Three in five companies admit they haven’t set a budget to comply with the government’s mandatory energy saving scheme.

According to research from Utilitywise, nearly half (46%) of businesses are also not confident the Energy Saving Opportunity Scheme (ESOS) will bring a return on investment. But the research also found businesses that have started the ESOS process are “significantly more clued up on costs”.

Under ESOS, large firms are required to have energy audits by the end of this year. The survey claims those that haven’t budgeted for the scheme plan to fund the cost of audits from other areas, including forecasted profits, with many worried about a low return on investment.

Two of the challenges cited by firms are: a lack of initial understanding; and struggling to get hold of all the information required. More than half feel they could have been supported through the process more effectively, while 37% of companies wanted more time “to get their heads around the scheme”.
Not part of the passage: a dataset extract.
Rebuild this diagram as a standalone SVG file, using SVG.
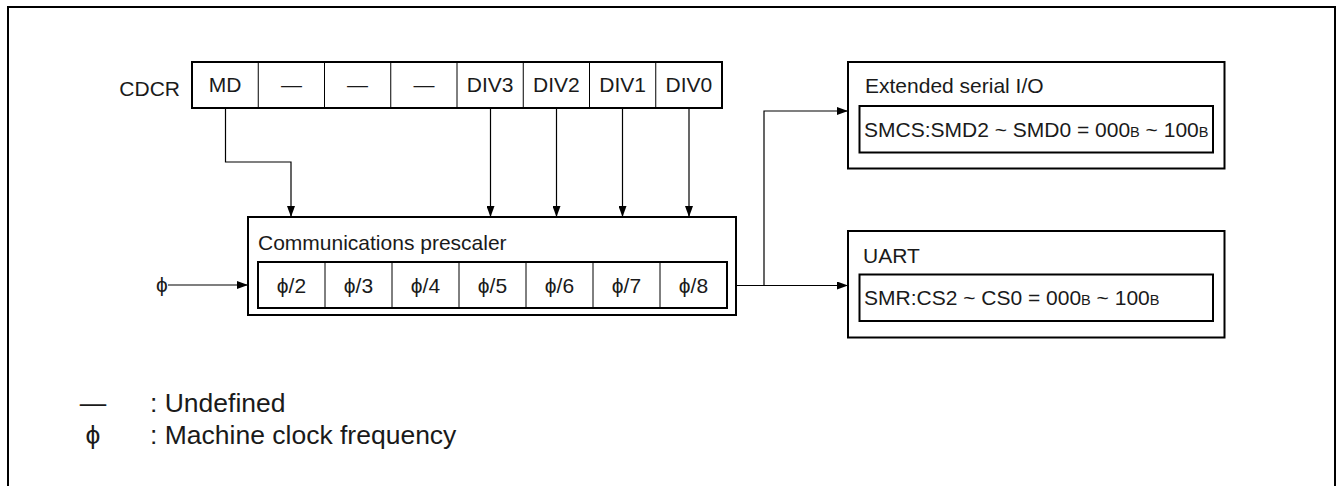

Sam Davidson, Head of Consultancy Services from Utilitywise said: “As the year sprints on, we are concerned some businesses will get caught out in the autumn with an unexpected cost, little time to complete ESOS in a detailed manner and worse still, be fined for non-compliance. We welcome the legislation as a route to more businesses understanding their energy usage better but are clear on the fact that a return on investment will only be achieved when the recommended measures are understood and implemented.”